- [Stated goal]: Repeat only what lies from the line with "Emit a web page" to the line with "const BAR_PCT = 0.51;", those two lines included, exactly as it stands; omit any images.
START
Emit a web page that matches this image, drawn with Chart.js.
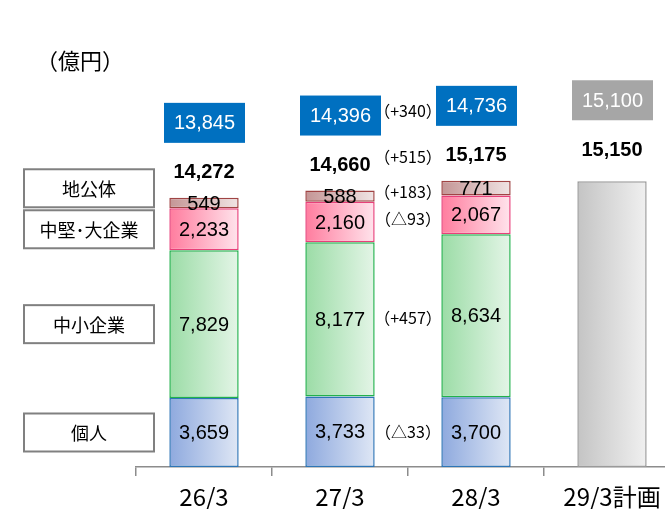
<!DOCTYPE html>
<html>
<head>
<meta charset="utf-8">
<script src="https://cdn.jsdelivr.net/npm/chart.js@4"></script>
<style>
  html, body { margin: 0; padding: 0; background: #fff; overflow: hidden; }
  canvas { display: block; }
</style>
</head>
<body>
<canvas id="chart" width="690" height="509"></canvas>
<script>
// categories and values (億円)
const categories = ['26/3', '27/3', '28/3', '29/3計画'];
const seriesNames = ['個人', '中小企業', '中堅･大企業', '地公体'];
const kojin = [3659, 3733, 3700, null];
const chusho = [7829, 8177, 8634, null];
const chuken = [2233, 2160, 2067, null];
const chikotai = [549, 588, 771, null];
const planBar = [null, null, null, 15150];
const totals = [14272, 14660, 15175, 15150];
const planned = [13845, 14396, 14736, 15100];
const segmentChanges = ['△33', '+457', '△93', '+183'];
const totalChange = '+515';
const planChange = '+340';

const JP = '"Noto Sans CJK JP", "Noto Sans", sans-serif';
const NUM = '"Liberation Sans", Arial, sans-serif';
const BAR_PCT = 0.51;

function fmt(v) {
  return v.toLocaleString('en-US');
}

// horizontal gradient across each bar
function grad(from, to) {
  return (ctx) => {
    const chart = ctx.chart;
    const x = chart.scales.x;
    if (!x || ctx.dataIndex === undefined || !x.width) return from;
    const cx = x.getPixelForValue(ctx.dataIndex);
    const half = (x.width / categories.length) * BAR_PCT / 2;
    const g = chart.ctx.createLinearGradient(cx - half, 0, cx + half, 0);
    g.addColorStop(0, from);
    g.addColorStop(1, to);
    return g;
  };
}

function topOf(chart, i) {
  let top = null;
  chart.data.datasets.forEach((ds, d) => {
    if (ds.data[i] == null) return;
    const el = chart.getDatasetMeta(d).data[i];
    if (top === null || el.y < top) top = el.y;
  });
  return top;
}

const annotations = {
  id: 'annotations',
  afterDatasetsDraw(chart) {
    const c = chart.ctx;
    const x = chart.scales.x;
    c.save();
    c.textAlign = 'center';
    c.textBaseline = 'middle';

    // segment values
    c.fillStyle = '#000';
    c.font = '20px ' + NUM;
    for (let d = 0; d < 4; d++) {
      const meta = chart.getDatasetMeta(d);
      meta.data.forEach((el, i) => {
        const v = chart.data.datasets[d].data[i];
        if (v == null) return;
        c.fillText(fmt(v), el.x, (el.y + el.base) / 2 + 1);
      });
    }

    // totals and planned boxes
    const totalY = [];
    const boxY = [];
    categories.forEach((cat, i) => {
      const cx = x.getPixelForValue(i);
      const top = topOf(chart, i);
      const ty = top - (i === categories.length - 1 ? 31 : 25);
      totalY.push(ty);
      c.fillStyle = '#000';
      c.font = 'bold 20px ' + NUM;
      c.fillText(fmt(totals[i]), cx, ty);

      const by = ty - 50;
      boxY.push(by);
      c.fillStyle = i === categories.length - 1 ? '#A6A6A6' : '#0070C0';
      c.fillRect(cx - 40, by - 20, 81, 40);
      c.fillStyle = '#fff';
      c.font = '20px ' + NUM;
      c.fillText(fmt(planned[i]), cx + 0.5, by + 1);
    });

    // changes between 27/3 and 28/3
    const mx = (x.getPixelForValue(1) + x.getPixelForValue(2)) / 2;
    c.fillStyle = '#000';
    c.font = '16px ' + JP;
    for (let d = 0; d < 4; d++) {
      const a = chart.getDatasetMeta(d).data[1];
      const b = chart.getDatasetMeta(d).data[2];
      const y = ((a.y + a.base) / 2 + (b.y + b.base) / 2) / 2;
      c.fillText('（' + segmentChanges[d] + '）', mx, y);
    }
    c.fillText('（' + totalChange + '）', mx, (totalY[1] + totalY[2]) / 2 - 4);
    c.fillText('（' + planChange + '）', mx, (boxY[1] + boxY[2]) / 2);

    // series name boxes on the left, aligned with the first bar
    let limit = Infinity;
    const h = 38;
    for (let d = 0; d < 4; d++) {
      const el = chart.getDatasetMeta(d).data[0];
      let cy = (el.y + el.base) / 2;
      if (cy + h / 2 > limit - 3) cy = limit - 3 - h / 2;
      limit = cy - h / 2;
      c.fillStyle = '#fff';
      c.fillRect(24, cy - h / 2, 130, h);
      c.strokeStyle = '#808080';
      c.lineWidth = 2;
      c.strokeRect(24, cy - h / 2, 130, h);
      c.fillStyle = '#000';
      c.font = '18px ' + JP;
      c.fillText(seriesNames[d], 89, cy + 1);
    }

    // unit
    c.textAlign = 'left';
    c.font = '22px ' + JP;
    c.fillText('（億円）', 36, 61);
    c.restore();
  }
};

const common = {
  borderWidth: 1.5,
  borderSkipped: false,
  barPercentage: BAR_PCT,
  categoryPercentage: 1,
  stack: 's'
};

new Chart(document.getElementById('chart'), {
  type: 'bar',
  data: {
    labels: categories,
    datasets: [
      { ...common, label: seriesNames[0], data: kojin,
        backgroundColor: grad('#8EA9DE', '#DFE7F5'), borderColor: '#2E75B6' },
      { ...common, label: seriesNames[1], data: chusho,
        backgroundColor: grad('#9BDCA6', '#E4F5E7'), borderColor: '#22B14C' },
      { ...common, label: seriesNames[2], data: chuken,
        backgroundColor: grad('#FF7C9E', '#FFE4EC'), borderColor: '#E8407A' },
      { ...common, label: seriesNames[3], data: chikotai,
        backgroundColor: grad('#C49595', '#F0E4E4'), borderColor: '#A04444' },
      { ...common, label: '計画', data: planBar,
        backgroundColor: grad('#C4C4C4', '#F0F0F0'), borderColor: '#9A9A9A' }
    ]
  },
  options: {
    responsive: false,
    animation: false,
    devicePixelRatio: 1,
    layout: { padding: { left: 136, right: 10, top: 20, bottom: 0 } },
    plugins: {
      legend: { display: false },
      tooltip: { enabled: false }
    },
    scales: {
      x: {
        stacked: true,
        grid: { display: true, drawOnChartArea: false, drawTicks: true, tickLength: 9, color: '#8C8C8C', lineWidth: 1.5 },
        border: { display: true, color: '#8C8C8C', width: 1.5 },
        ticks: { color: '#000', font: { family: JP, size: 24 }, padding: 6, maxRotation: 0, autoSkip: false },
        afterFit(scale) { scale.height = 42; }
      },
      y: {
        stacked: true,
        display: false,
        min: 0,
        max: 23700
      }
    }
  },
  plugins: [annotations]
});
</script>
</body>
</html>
END
START
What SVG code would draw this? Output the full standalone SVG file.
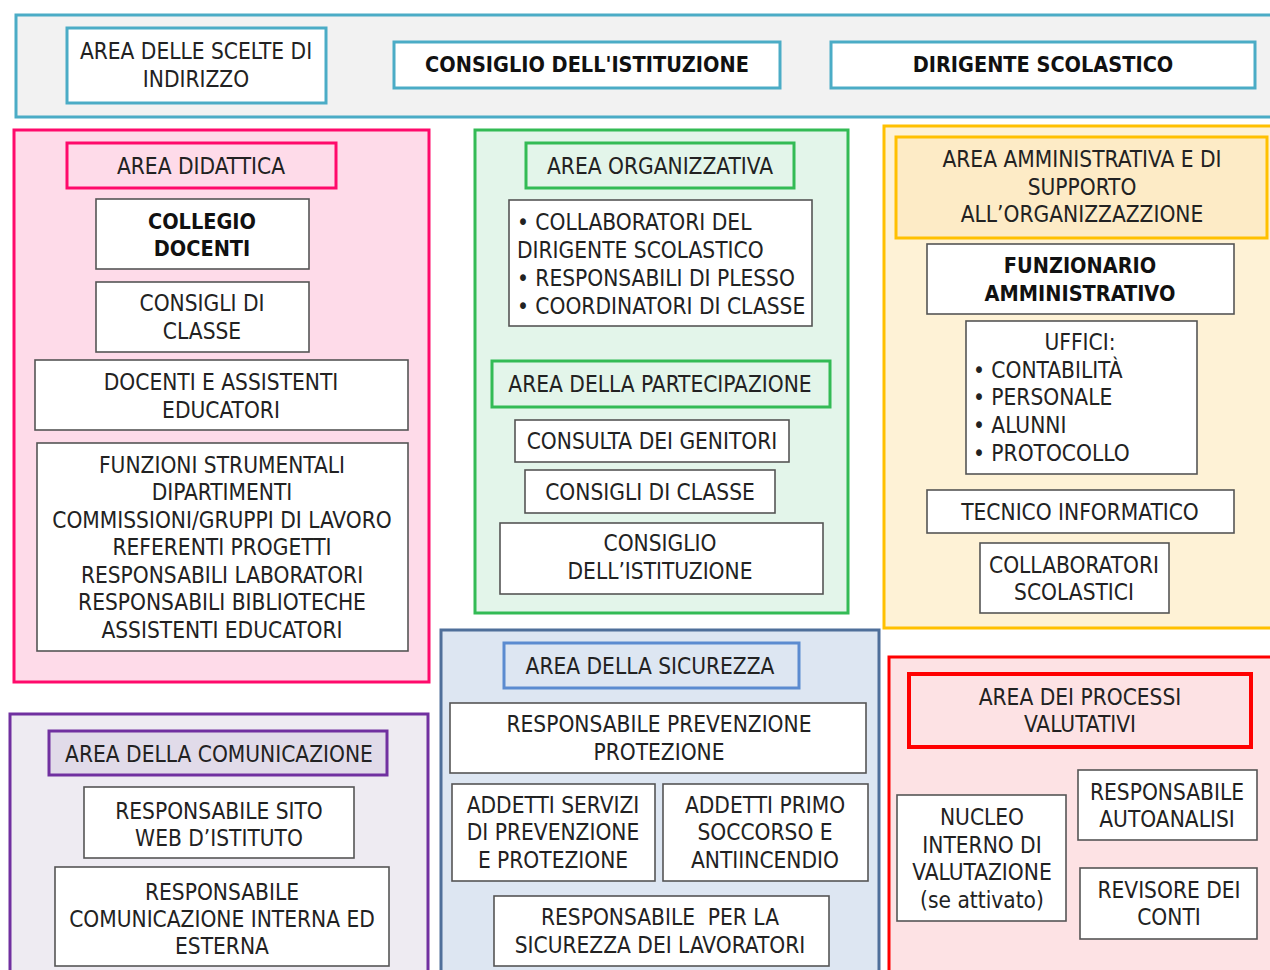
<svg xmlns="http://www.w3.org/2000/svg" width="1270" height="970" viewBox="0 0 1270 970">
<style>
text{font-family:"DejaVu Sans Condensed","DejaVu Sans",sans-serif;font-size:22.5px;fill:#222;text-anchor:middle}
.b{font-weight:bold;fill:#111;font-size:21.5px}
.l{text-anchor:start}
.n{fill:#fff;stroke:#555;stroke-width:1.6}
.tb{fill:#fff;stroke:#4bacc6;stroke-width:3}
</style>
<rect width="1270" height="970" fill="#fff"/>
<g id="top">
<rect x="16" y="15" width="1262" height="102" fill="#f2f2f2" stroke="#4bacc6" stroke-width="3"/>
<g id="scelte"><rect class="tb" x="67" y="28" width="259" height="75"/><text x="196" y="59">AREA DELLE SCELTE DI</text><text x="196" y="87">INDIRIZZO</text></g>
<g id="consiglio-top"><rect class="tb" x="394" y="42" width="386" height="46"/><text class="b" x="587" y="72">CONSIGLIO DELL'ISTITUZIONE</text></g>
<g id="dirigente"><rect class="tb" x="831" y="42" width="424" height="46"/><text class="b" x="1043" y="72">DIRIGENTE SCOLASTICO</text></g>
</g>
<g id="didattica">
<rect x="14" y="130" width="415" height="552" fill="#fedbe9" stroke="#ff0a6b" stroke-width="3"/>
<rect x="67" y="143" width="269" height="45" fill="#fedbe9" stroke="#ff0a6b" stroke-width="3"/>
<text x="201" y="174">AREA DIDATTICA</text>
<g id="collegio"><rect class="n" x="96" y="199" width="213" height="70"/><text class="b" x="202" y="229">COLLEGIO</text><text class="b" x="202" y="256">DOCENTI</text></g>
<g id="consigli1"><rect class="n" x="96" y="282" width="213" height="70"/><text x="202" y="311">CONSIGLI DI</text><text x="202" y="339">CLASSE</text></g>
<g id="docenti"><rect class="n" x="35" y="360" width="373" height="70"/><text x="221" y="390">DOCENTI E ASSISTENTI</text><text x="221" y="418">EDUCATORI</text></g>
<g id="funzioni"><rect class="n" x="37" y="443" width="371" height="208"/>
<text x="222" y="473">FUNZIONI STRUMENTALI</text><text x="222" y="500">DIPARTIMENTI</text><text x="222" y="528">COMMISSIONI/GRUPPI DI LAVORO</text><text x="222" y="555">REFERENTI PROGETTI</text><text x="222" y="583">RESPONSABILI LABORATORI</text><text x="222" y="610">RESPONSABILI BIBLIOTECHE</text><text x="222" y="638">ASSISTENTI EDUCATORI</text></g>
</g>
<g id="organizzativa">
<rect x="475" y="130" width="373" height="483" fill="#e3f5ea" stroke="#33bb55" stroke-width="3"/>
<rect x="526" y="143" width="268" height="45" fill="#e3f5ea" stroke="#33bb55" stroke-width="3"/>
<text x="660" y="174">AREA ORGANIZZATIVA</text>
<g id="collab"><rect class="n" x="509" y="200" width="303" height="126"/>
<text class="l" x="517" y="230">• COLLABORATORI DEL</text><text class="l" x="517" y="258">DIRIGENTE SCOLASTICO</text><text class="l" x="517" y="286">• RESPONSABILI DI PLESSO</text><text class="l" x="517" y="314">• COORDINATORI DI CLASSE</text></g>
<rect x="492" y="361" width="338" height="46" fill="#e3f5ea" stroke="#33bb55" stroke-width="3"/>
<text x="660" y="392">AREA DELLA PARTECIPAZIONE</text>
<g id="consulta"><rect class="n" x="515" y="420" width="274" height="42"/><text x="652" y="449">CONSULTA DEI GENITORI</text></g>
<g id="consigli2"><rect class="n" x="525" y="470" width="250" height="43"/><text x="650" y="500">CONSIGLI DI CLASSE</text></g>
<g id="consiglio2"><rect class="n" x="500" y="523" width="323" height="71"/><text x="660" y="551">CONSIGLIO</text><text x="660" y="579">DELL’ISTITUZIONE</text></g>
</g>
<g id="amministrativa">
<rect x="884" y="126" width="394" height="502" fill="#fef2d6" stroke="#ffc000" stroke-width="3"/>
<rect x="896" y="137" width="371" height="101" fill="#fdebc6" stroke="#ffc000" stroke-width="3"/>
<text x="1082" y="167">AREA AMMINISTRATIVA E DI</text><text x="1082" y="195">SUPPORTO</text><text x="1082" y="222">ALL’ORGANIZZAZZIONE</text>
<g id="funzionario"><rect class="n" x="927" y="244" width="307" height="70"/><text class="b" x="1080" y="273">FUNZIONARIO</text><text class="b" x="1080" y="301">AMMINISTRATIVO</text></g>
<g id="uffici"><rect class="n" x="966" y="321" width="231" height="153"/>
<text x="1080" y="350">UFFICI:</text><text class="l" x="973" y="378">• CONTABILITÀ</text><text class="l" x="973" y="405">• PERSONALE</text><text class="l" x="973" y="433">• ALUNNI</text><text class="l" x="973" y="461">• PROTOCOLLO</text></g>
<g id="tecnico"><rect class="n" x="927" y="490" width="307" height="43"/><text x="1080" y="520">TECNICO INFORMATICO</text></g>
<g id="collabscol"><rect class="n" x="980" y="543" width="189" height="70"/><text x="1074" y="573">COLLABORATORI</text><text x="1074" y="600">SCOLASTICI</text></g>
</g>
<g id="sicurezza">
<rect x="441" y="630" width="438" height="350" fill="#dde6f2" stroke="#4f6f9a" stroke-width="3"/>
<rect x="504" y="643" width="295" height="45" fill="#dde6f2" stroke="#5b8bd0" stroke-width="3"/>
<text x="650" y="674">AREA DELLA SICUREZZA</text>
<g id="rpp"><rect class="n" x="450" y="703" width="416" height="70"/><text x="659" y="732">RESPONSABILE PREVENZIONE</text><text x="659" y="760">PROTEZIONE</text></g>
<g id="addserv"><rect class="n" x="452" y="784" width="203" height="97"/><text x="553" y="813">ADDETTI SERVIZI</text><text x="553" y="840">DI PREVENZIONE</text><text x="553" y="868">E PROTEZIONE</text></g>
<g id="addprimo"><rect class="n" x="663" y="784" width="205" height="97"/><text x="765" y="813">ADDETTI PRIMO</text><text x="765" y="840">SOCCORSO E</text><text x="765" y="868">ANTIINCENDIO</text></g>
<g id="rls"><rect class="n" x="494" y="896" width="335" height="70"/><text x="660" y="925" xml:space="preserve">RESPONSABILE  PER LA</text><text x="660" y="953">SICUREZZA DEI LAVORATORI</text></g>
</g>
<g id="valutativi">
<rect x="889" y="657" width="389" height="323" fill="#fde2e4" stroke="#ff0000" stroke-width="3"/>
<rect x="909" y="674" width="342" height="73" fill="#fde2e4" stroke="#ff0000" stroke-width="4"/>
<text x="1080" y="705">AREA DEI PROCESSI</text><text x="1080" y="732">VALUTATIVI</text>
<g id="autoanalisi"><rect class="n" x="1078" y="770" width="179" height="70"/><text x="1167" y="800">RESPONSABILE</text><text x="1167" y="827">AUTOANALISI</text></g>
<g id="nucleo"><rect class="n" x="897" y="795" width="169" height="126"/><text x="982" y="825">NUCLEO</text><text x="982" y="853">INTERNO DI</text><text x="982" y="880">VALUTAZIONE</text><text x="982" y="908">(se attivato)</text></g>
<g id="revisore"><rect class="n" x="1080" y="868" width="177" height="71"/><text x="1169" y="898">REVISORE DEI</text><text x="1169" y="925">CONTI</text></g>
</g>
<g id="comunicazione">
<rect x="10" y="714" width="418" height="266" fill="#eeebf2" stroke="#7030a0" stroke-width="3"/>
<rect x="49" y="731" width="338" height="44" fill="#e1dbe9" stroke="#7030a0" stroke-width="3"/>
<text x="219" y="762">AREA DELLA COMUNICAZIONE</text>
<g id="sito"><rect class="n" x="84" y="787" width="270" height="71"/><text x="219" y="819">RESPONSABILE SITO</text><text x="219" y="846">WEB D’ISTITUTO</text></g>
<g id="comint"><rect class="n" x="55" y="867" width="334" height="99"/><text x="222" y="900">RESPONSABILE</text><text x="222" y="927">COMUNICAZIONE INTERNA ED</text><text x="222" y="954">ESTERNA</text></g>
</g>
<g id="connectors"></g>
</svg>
END
- [Correct response]:
Emit a web page that matches this image, drawn with Chart.js.
<!DOCTYPE html>
<html>
<head>
<meta charset="utf-8">
<script src="https://cdn.jsdelivr.net/npm/chart.js@4"></script>
<style>
  html, body { margin: 0; padding: 0; background: #fff; overflow: hidden; }
  canvas { display: block; }
</style>
</head>
<body>
<canvas id="chart" width="690" height="509"></canvas>
<script>
// categories and values (億円)
const categories = ['26/3', '27/3', '28/3', '29/3計画'];
const seriesNames = ['個人', '中小企業', '中堅･大企業', '地公体'];
const kojin = [3659, 3733, 3700, null];
const chusho = [7829, 8177, 8634, null];
const chuken = [2233, 2160, 2067, null];
const chikotai = [549, 588, 771, null];
const planBar = [null, null, null, 15150];
const totals = [14272, 14660, 15175, 15150];
const planned = [13845, 14396, 14736, 15100];
const segmentChanges = ['△33', '+457', '△93', '+183'];
const totalChange = '+515';
const planChange = '+340';

const JP = '"Noto Sans CJK JP", "Noto Sans", sans-serif';
const NUM = '"Liberation Sans", Arial, sans-serif';
const BAR_PCT = 0.51;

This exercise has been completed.